Work to be completed: Nothing after the line with "const accelerationTitlePeriod = 0.71;" belongs in the copy; extract the lines below from the top through that line, pictures left out.

Data shown:
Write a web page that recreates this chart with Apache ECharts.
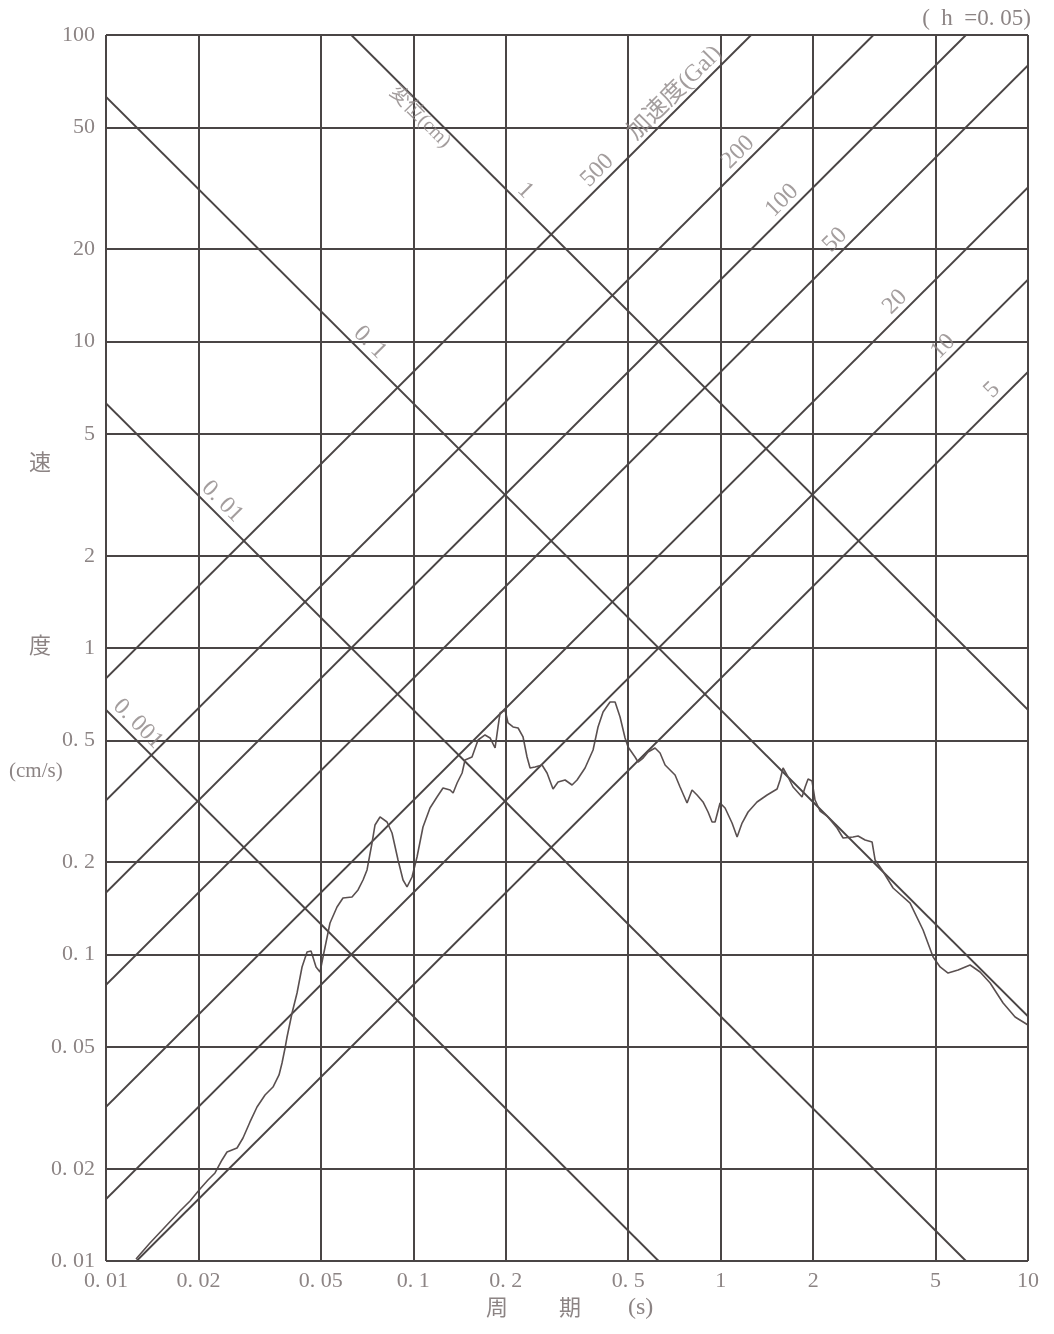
<!DOCTYPE html>
<html>
<head>
<meta charset="utf-8">
<script src="https://cdn.jsdelivr.net/npm/echarts@6/dist/echarts.min.js"></script>
<style>
html,body{margin:0;padding:0;background:#ffffff;}
#chart{width:1054px;height:1334px;}
</style>
</head>
<body>
<div id="chart"></div>
<script>
// ---------------- data ----------------
const periodTicks = [0.01, 0.02, 0.05, 0.1, 0.2, 0.5, 1, 2, 5, 10];
const periodTickLabels = ['0. 01', '0. 02', '0. 05', '0. 1', '0. 2', '0. 5', '1', '2', '5', '10'];
const velocityTicks = [0.01, 0.02, 0.05, 0.1, 0.2, 0.5, 1, 2, 5, 10, 20, 50, 100];
const velocityTickLabels = ['0. 01', '0. 02', '0. 05', '0. 1', '0. 2', '0. 5', '1', '2', '5', '10', '20', '50', '100'];

// displacement guide lines (cm) and where their labels sit (period, s)
const displacementValues = [0.001, 0.01, 0.1, 1];
const displacementLabels = ['0. 001', '0. 01', '0. 1', '1'];
const displacementLabelPeriods = [0.0127, 0.0239, 0.0723, 0.231];
const displacementTitle = '変位(cm)';
const displacementTitlePeriod = 0.105;

// acceleration guide lines (Gal) and where their labels sit (period, s)
const accelerationValues = [500, 200, 100, 50, 20, 10, 5];
const accelerationLabels = ['500', '200', '100', '50', '20', '10', '5'];
const accelerationLabelPeriods = [0.397, 1.139, 1.584, 2.357, 3.694, 5.293, 7.64];
const accelerationTitle = '加速度(Gal)';
const accelerationTitlePeriod = 0.71;

// velocity response spectrum (h = 0.05)
const spectrumPeriod = [
  0.01252, 0.0139, 0.01556, 0.01741, 0.01877, 0.02022, 0.02147, 0.02263, 0.02385, 0.02476,
  0.02669, 0.02791, 0.02941, 0.031, 0.03292, 0.03494, 0.03656, 0.03739, 0.03825, 0.03882,
  0.04031, 0.04184, 0.04344, 0.0451, 0.04647, 0.04824, 0.0497, 0.05083, 0.05356, 0.05645,
  0.05904, 0.06317, 0.06607, 0.0686, 0.07068, 0.07338, 0.07505, 0.07791, 0.08211, 0.08525,
  0.08917, 0.09258, 0.09539, 0.09904, 0.1028, 0.1075, 0.1133, 0.1194, 0.1249, 0.1317,
  0.1347, 0.1388, 0.1441, 0.1473, 0.1552, 0.1624, 0.1711, 0.1777, 0.1845, 0.1886,
  0.1915, 0.1988, 0.2033, 0.2111, 0.2192, 0.2275, 0.2344, 0.2398, 0.2489, 0.2623,
  0.2723, 0.2848, 0.2957, 0.3117, 0.3284, 0.341, 0.362, 0.3844, 0.399, 0.4143,
  0.4366, 0.4534, 0.4706, 0.4886, 0.4997, 0.5265, 0.5385, 0.5592, 0.5804, 0.6116,
  0.635, 0.6594, 0.7106, 0.7377, 0.7774, 0.807, 0.8379, 0.8763, 0.9099, 0.9376,
  0.959, 0.9954, 1.0335, 1.089, 1.131, 1.174, 1.228, 1.313, 1.416, 1.526,
  1.561, 1.596, 1.657, 1.72, 1.84, 1.883, 1.925, 1.983, 2.028, 2.106,
  2.22, 2.392, 2.502, 2.697, 2.8, 2.951, 3.11, 3.18, 3.352, 3.639,
  4.133, 4.556, 4.912, 5.176, 5.495, 5.923, 6.48, 6.984, 7.53, 8.299,
  9.078, 10
];
const spectrumVelocity = [
  0.01015, 0.01145, 0.01291, 0.01456, 0.0157, 0.01717, 0.01838, 0.01937, 0.02136, 0.02268,
  0.02337, 0.02519, 0.02842, 0.0318, 0.0348, 0.03695, 0.04045, 0.04426, 0.04953, 0.0538,
  0.06443, 0.07487, 0.09105, 0.1019, 0.1026, 0.09105, 0.08768, 0.09813, 0.1267, 0.1429,
  0.1529, 0.154, 0.1624, 0.175, 0.1887, 0.2311, 0.2646, 0.281, 0.2706, 0.2491,
  0.2034, 0.175, 0.1661, 0.179, 0.208, 0.2606, 0.3006, 0.3265, 0.3493, 0.3441,
  0.3364, 0.3627, 0.391, 0.4311, 0.441, 0.501, 0.5203, 0.5087, 0.4718, 0.5525,
  0.6137, 0.6277, 0.5693, 0.5525, 0.5483, 0.5125, 0.441, 0.406, 0.4091, 0.4153,
  0.391, 0.3467, 0.3654, 0.371, 0.3573, 0.371, 0.406, 0.4648, 0.5525, 0.6184,
  0.6665, 0.6665, 0.5955, 0.5087, 0.4753, 0.441, 0.4246, 0.4376, 0.4579, 0.4718,
  0.4545, 0.4153, 0.3851, 0.352, 0.3121, 0.3441, 0.3314, 0.3145, 0.2917, 0.2706,
  0.2706, 0.3121, 0.3006, 0.2685, 0.2417, 0.2685, 0.2917, 0.3145, 0.3314, 0.3467,
  0.371, 0.406, 0.3794, 0.352, 0.3265, 0.352, 0.3737, 0.3681, 0.3192, 0.2939,
  0.283, 0.2587, 0.2399, 0.2417, 0.2435, 0.2364, 0.2328, 0.2034, 0.1887, 0.1648,
  0.1472, 0.1202, 0.09813, 0.09105, 0.08701, 0.08899, 0.0924, 0.08768, 0.08072, 0.06947,
  0.06252, 0.05888
];

// ---------------- chart ----------------
const TWO_PI = 2 * Math.PI;
const T_MIN = periodTicks[0], T_MAX = periodTicks[periodTicks.length - 1];
const V_MIN = velocityTicks[0], V_MAX = velocityTicks[velocityTicks.length - 1];
const lineColor = '#4a4545';
const curveColor = '#5a5050';
const textColor = '#8c8484';
const numFont = '"Liberation Serif", "DejaVu Serif", serif';
const cjkFont = '"Liberation Serif", "Noto Sans CJK JP", serif';
// labels sit a little above their guide line (in decades of velocity)
const LABEL_LIFT = Math.pow(10, 0.058);
const TITLE_DROP = Math.pow(10, -0.045);

function makeFormatter(ticks, labels) {
  return function (v) {
    let best = -1, bd = 1e9;
    for (let i = 0; i < ticks.length; i++) {
      const d = Math.abs(Math.log10(v) - Math.log10(ticks[i]));
      if (d < bd) { bd = d; best = i; }
    }
    return bd < 0.01 ? labels[best] : '';
  };
}

const dispVel = (d, t) => TWO_PI * d / t;
const accVel = (a, t) => a * t / TWO_PI;

const series = [];

// grid lines
series.push({
  type: 'line', data: [], silent: true, z: 1,
  markLine: {
    silent: true, symbol: 'none', animation: false,
    label: { show: false },
    lineStyle: { color: lineColor, width: 2, type: 'solid' },
    data: periodTicks.map(v => ({ xAxis: v })).concat(velocityTicks.map(v => ({ yAxis: v })))
  }
});

// displacement lines
displacementValues.forEach(d => {
  series.push({
    type: 'line', silent: true, symbol: 'none', z: 2,
    lineStyle: { color: lineColor, width: 2 },
    data: [[T_MIN / 10, dispVel(d, T_MIN / 10)], [T_MAX * 10, dispVel(d, T_MAX * 10)]]
  });
});
// acceleration lines
accelerationValues.forEach(a => {
  series.push({
    type: 'line', silent: true, symbol: 'none', z: 2,
    lineStyle: { color: lineColor, width: 2 },
    data: [[T_MIN / 10, accVel(a, T_MIN / 10)], [T_MAX * 10, accVel(a, T_MAX * 10)]]
  });
});

// labels along guide lines
const labelItems = [];
displacementValues.forEach((d, i) => {
  const t = displacementLabelPeriods[i];
  labelItems.push({ value: [t, dispVel(d, t) * LABEL_LIFT], label: { formatter: displacementLabels[i], rotate: -45 } });
});
labelItems.push({
  value: [displacementTitlePeriod, dispVel(displacementValues[3], displacementTitlePeriod) * TITLE_DROP],
  label: { formatter: displacementTitle, rotate: -45, fontFamily: cjkFont, fontSize: 20 }
});
accelerationValues.forEach((a, i) => {
  const t = accelerationLabelPeriods[i];
  labelItems.push({ value: [t, accVel(a, t) * LABEL_LIFT], label: { formatter: accelerationLabels[i], rotate: 45 } });
});
labelItems.push({
  value: [accelerationTitlePeriod, accVel(accelerationValues[0], accelerationTitlePeriod) * LABEL_LIFT],
  label: { formatter: accelerationTitle, rotate: 45, fontFamily: cjkFont, fontSize: 24 }
});
series.push({
  type: 'scatter', silent: true, symbolSize: 0, z: 5,
  labelLayout: { hideOverlap: false },
  label: {
    show: true, position: 'inside',
    color: textColor, fontSize: 24, fontFamily: numFont,
    align: 'center', verticalAlign: 'middle'
  },
  data: labelItems
});

// spectrum curve
series.push({
  type: 'line', silent: true, symbol: 'none', z: 4,
  lineStyle: { color: curveColor, width: 1.6 },
  data: spectrumPeriod.map((t, i) => [t, spectrumVelocity[i]])
});

const option = {
  animation: false,
  backgroundColor: '#ffffff',
  grid: { left: 106, top: 35, right: 26, bottom: 73, containLabel: false },
  xAxis: {
    type: 'log', logBase: 10, min: T_MIN, max: T_MAX,
    axisLine: { show: false }, axisTick: { show: false, customValues: periodTicks },
    splitLine: { show: false }, minorSplitLine: { show: false },
    axisLabel: {
      customValues: periodTicks, formatter: makeFormatter(periodTicks, periodTickLabels),
      color: textColor, fontSize: 22, fontFamily: numFont, margin: 9,
      showMinLabel: true, showMaxLabel: true
    }
  },
  yAxis: {
    type: 'log', logBase: 10, min: V_MIN, max: V_MAX,
    axisLine: { show: false }, axisTick: { show: false, customValues: velocityTicks },
    splitLine: { show: false }, minorSplitLine: { show: false },
    axisLabel: {
      customValues: velocityTicks, formatter: makeFormatter(velocityTicks, velocityTickLabels),
      color: textColor, fontSize: 22, fontFamily: numFont, margin: 11,
      showMinLabel: true, showMaxLabel: true
    }
  },
  graphic: [
    { type: 'text', left: 29, top: 453, style: { text: '速', fill: textColor, font: '22px ' + cjkFont } },
    { type: 'text', left: 29, top: 636, style: { text: '度', fill: textColor, font: '22px ' + cjkFont } },
    { type: 'text', left: 9, top: 761, style: { text: '(cm/s)', fill: textColor, font: '21px ' + numFont } },
    { type: 'text', left: 486, top: 1298, style: { text: '周', fill: textColor, font: '22px ' + cjkFont } },
    { type: 'text', left: 559, top: 1298, style: { text: '期', fill: textColor, font: '22px ' + cjkFont } },
    { type: 'text', left: 628, top: 1296, style: { text: '(s)', fill: textColor, font: '24px ' + numFont } },
    { type: 'text', right: 23, top: 7, style: { text: '(  h  =0. 05)', fill: textColor, font: '23px ' + numFont } }
  ],
  series: series
};

const chart = echarts.init(document.getElementById('chart'), null, { renderer: 'canvas' });
chart.setOption(option);
</script>
</body>
</html>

Exercise solution:
Write a web page that recreates this chart with Apache ECharts.
<!DOCTYPE html>
<html>
<head>
<meta charset="utf-8">
<script src="https://cdn.jsdelivr.net/npm/echarts@6/dist/echarts.min.js"></script>
<style>
html,body{margin:0;padding:0;background:#ffffff;}
#chart{width:1054px;height:1334px;}
</style>
</head>
<body>
<div id="chart"></div>
<script>
// ---------------- data ----------------
const periodTicks = [0.01, 0.02, 0.05, 0.1, 0.2, 0.5, 1, 2, 5, 10];
const periodTickLabels = ['0. 01', '0. 02', '0. 05', '0. 1', '0. 2', '0. 5', '1', '2', '5', '10'];
const velocityTicks = [0.01, 0.02, 0.05, 0.1, 0.2, 0.5, 1, 2, 5, 10, 20, 50, 100];
const velocityTickLabels = ['0. 01', '0. 02', '0. 05', '0. 1', '0. 2', '0. 5', '1', '2', '5', '10', '20', '50', '100'];

// displacement guide lines (cm) and where their labels sit (period, s)
const displacementValues = [0.001, 0.01, 0.1, 1];
const displacementLabels = ['0. 001', '0. 01', '0. 1', '1'];
const displacementLabelPeriods = [0.0127, 0.0239, 0.0723, 0.231];
const displacementTitle = '変位(cm)';
const displacementTitlePeriod = 0.105;

// acceleration guide lines (Gal) and where their labels sit (period, s)
const accelerationValues = [500, 200, 100, 50, 20, 10, 5];
const accelerationLabels = ['500', '200', '100', '50', '20', '10', '5'];
const accelerationLabelPeriods = [0.397, 1.139, 1.584, 2.357, 3.694, 5.293, 7.64];
const accelerationTitle = '加速度(Gal)';
const accelerationTitlePeriod = 0.71;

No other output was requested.